Now, you might say: given a set $A$, can't we just write $$A=\bigcup_{a\in A}{\{a\}}$$ and conclude that, since each $\{a\}$ is Borel, so is $A$? No, because the union defining $A$ need not be countable. There is a term in the union for each element of $A$, and $A$ can be quite large indeed. In the example Wikipedia cites, $A$ is equinumerous with $\mathbb{R}$.

Now, you might say: OK, but can't we write down some sort of list of Borel sets, rather than starting with the open sets and then taking closure under some operations? Actually, one can. But it's not as interesting as you might hope.

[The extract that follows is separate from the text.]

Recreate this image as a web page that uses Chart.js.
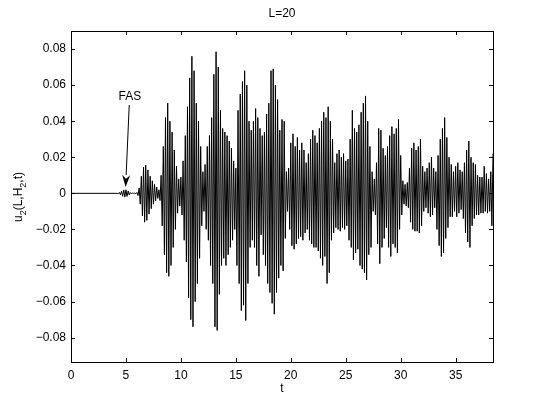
<!DOCTYPE html>
<html>
<head>
<meta charset="utf-8">
<script src="https://cdn.jsdelivr.net/npm/chart.js@4.4.1/dist/chart.umd.min.js"></script>
<style>
  body { margin: 0; background: #fff; }
  canvas { display: block; }
</style>
</head>
<body>
<canvas id="myChart" width="545" height="410"></canvas>
<script>
// values, one sample every dt starting at t0
var t0 = 4.2;
var dt = 0.1;

var uFAS = [0, -0.0002, 0.0005, -0.0008, 0.0012, -0.0016, 0.0019, -0.0021, 0.0020, -0.0017, 0.0013, -0.0009, 0.0005,
	-0.0002, 0.0001, 0, 0.0001, -0.0002, 0.0005, -0.0012, 0.0030, -0.0060, 0.0095, -0.0125, 0.0145, -0.0160,
	0.0156, -0.0150, 0.0130, -0.0115, 0.0095, -0.0085, 0.0070, -0.0060, 0.0050, -0.0042, 0.0035, -0.0028, 0.0020];
var uT8 = [-0.004, 0.010, -0.018, 0.026, -0.034, 0.042, -0.044, 0.050, -0.046, 0.040,
	-0.040, 0.034, -0.030, 0.024, -0.020, 0.015, -0.011, 0.008, -0.007, 0.009];
var uT10 = [-0.012, 0.018, -0.026, 0.032, -0.038, 0.048, -0.058, 0.064, -0.070, 0.076,
	-0.074, 0.068, -0.060, 0.050, -0.050, 0.040, -0.036, 0.026, -0.018, 0.012];
var uT12 = [-0.010, 0.016, -0.020, 0.026, -0.026, 0.032, -0.040, 0.042, -0.050, 0.066, -0.074, 0.0785, -0.076, 0.070, -0.056,
	0.046, -0.040, 0.036, -0.036, 0.034, -0.040, 0.032, -0.034, 0.029, -0.030, 0.025, -0.026, 0.018, -0.020];
var uT15 = [0.014, -0.040, 0.046, -0.050, 0.055, -0.065, 0.062, -0.062, 0.068, -0.0705, 0.060, -0.050, 0.040];
var uT16 = [-0.030, 0.035, -0.026, 0.040, -0.030, 0.047, -0.040, 0.042, -0.046, 0.036, -0.023, 0.032, -0.034, 0.034, -0.040, 0.044, -0.050];
var uT18 = [0.050, -0.055, 0.068, -0.061, 0.069, -0.067, 0.060, -0.055, 0.052, -0.047, 0.035, -0.040, 0.041, -0.043, 0.040];
var uT19 = [-0.025, 0.012, -0.010, 0.014, -0.020, 0.028, -0.029, 0.033, -0.031, 0.026,
	-0.028, 0.031, -0.025, 0.024, -0.024, 0.028, -0.026, 0.024, -0.022, 0.017];
var uT21 = [-0.020, 0.022, -0.026, 0.030, -0.028, 0.035, -0.030, 0.032, -0.030, 0.028, -0.032, 0.036, -0.036, 0.040, -0.040,
	0.045, -0.035, 0.042, -0.050, 0.048, -0.044, 0.040, -0.026, 0.030, -0.022, 0.017, -0.019, 0.022, -0.020];
var uT24 = [0.024, -0.021, 0.020, -0.019, 0.022, -0.020, 0.018, -0.018, 0.019, -0.026, 0.030, -0.030, 0.046, -0.037, 0.036, -0.033,
	0.034, -0.031, 0.038, -0.040, 0.045, -0.042, 0.050, -0.044, 0.054, -0.048, 0.040, -0.034, 0.026, -0.030, 0.012];
var uT27 = [-0.010, 0.008, -0.012, 0.017, -0.028, 0.036, -0.039, 0.035, -0.030, 0.025, -0.025, 0.021, -0.019, 0.026,
	-0.030, 0.032, -0.035, 0.037, -0.028, 0.033, -0.030, 0.036, -0.033, 0.041, -0.020, 0.021, -0.012];
var uT30 = [0.007, -0.006, 0.005, -0.007, 0.006, -0.008, 0.014, -0.016, 0.025, -0.020, 0.028, -0.021, 0.024, -0.021, 0.026,
	-0.022, 0.030, -0.018, 0.015, -0.010, 0.012, -0.008, 0.014, -0.011, 0.017, -0.013, 0.020, -0.012, 0.014, -0.008];
var uT33 = [0.012, -0.020, 0.021, -0.029, 0.030, -0.035, 0.036, -0.033, 0.042, -0.025, 0.031, -0.019, 0.020, -0.013, 0.016];
var uT35 = [-0.013, 0.012, -0.010, 0.015, -0.013, 0.017, -0.011, 0.013, -0.009, 0.012, -0.014, 0.017, -0.022, 0.024, -0.027, 0.029,
	-0.030, 0.020, -0.018, 0.017, -0.014, 0.016, -0.012, 0.010, -0.012, 0.009, -0.011, 0.009, -0.011, 0.015, -0.010, 0.011,
	-0.011, 0.008, -0.010, 0.012, -0.018, 0.022];

var xTicks = [0, 5, 10, 15, 20, 25, 30, 35];
var yTicks = [-0.08, -0.06, -0.04, -0.02, 0, 0.02, 0.04, 0.06, 0.08];

// arrow annotation: tip and tail in data units
var fasTip = { x: 4.97, y: 0.0035 };
var fasTail = { x: 5.3, y: 0.049 };
var fasText = { x: 5.36, y: 0.0535 };

var u = [].concat(uFAS, uT8, uT10, uT12, uT15, uT16, uT18, uT19, uT21, uT24, uT27, uT30, uT33, uT35);
var points = [{ x: 0, y: 0 }];
u.forEach(function (v, i) {
	points.push({ x: t0 + i * dt, y: v });
});

var FONT = '"Liberation Sans", Arial, sans-serif';

function fmt(v) {
	if (Math.abs(v) < 1e-9) return '0';
	var s = Math.abs(v).toFixed(2);
	return v < 0 ? '\u2212' + s : s;
}

var matlabAxes = {
	id: 'matlabAxes',
	afterDraw: function (chart) {
		var c = chart.ctx, a = chart.chartArea;
		var xs = chart.scales.x, ys = chart.scales.y;
		c.save();
		c.strokeStyle = '#000';
		c.lineWidth = 1;
		c.beginPath();
		xTicks.forEach(function (v) {
			var px = Math.round(xs.getPixelForValue(v)) + 0.5;
			c.moveTo(px, a.bottom); c.lineTo(px, a.bottom - 4);
			c.moveTo(px, a.top); c.lineTo(px, a.top + 4);
		});
		yTicks.forEach(function (v) {
			var py = Math.round(ys.getPixelForValue(v)) + 0.5;
			c.moveTo(a.left, py); c.lineTo(a.left + 4, py);
			c.moveTo(a.right, py); c.lineTo(a.right - 4, py);
		});
		c.stroke();
		c.strokeRect(Math.round(a.left) + 0.5, Math.round(a.top) + 0.5, Math.round(a.right - a.left), Math.round(a.bottom - a.top));

		// arrow
		var tx = xs.getPixelForValue(fasTip.x), ty = ys.getPixelForValue(fasTip.y);
		var sx = xs.getPixelForValue(fasTail.x), sy = ys.getPixelForValue(fasTail.y);
		var ang = Math.atan2(ty - sy, tx - sx);
		var hl = 12, hw = 4;
		c.beginPath();
		c.moveTo(sx, sy);
		c.lineTo(tx - hl * Math.cos(ang), ty - hl * Math.sin(ang));
		c.stroke();
		c.fillStyle = '#000';
		c.beginPath();
		c.moveTo(tx, ty);
		c.lineTo(tx - hl * Math.cos(ang) + hw * Math.sin(ang), ty - hl * Math.sin(ang) - hw * Math.cos(ang));
		c.lineTo(tx - hl * 0.7 * Math.cos(ang), ty - hl * 0.7 * Math.sin(ang));
		c.lineTo(tx - hl * Math.cos(ang) - hw * Math.sin(ang), ty - hl * Math.sin(ang) + hw * Math.cos(ang));
		c.closePath();
		c.fill();

		// texts
		c.font = '12px ' + FONT;
		c.textAlign = 'center';
		c.textBaseline = 'middle';
		c.fillText('FAS', xs.getPixelForValue(fasText.x), ys.getPixelForValue(fasText.y));
		c.fillText('L=20', (a.left + a.right) / 2, 14);
		c.fillText('t', (a.left + a.right) / 2, 389);

		// y label with subscripts
		var parts = [['u', 0], ['2', 1], ['(L,H', 0], ['2', 1], [',t)', 0]];
		var total = 0;
		parts.forEach(function (p) {
			c.font = (p[1] ? '9px ' : '12px ') + FONT;
			total += c.measureText(p[0]).width;
		});
		c.translate(19, 197);
		c.rotate(-Math.PI / 2);
		c.textAlign = 'left';
		c.textBaseline = 'alphabetic';
		var x = -total / 2;
		parts.forEach(function (p) {
			c.font = (p[1] ? '9px ' : '12px ') + FONT;
			c.fillText(p[0], x, p[1] ? 7 : 3);
			x += c.measureText(p[0]).width;
		});
		c.restore();
	}
};

var ctx = document.getElementById('myChart').getContext('2d');
var chart = new Chart(ctx, {
	type: 'line',
	data: {
		datasets: [{
			data: points,
			borderColor: '#000',
			borderWidth: 1,
			pointRadius: 0,
			tension: 0,
			fill: false
		}]
	},
	options: {
		responsive: false,
		animation: false,
		events: [],
		layout: { padding: { top: 31, right: 52, left: 0, bottom: 0 } },
		plugins: { legend: { display: false }, title: { display: false }, tooltip: { enabled: false } },
		scales: {
			x: {
				type: 'linear',
				min: 0,
				max: 38.4,
				grid: { display: false, drawTicks: false },
				border: { display: false },
				afterBuildTicks: function (s) { s.ticks = xTicks.map(function (v) { return { value: v }; }); },
				afterFit: function (s) { s.height = 48; },
				ticks: {
					color: '#000',
					padding: 6,
					maxRotation: 0,
					font: { family: FONT, size: 12 },
					callback: function (v) { return String(v); }
				}
			},
			y: {
				type: 'linear',
				min: -0.0935,
				max: 0.09,
				grid: { display: false, drawTicks: false },
				border: { display: false },
				afterBuildTicks: function (s) { s.ticks = yTicks.map(function (v) { return { value: v }; }); },
				afterFit: function (s) { s.width = 71; },
				ticks: {
					color: '#000',
					padding: 5,
					font: { family: FONT, size: 12 },
					callback: function (v) { return fmt(v); }
				}
			}
		}
	},
	plugins: [matlabAxes]
});
</script>
</body>
</html>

The key is to recognize that the axioms of a $\sigma$-algebra in fact encode logical formulas. The atomic formulas are any proposition of the form "$x\leq c$" for some constant $c$. "And" and "or" correspond to intersection and union; negation to set complements, and we can quantify over $\mathbb{Q}$ since the universal quantifier is a countable intersection. To be precise, let $\mathscr{L}=\{\leq\}\sqcup\{r:r\in\mathbb{R}\}$ be the language with one relation and $|\mathbb{R}|$-many constant symbols. Thus $S$ is Borel iff $S=\{x:\phi(x)^{\mathbb{R}}\}$, where $\phi$ is an infinitary ($\mathcal{L}_{\omega_1,\omega}$) logical formula in $\mathscr{L}$ that quantifies only over $\mathbb{Q}$, and where the superscript is to indicate that the symbols in $\mathscr{L}$ are interpreted in the obvious way. (In fact, since the continuous preimage of an open set is open, you can use continuous functions in $\phi$ too.)

That logical representation also underlies the counting argument Noah Schweber mentioned. There are only $|\mathbb{R}|\times|\mathbb{N}|=|\mathbb{R}|$-many such formulas, so there are only as many Borel sets as there are real numbers. But there are definitely more subsets of $\mathbb{R}$ than that.

(I screwed up describing the logic for formulas characterizing Borel sets; h/t Noah Schweber for the correct name.)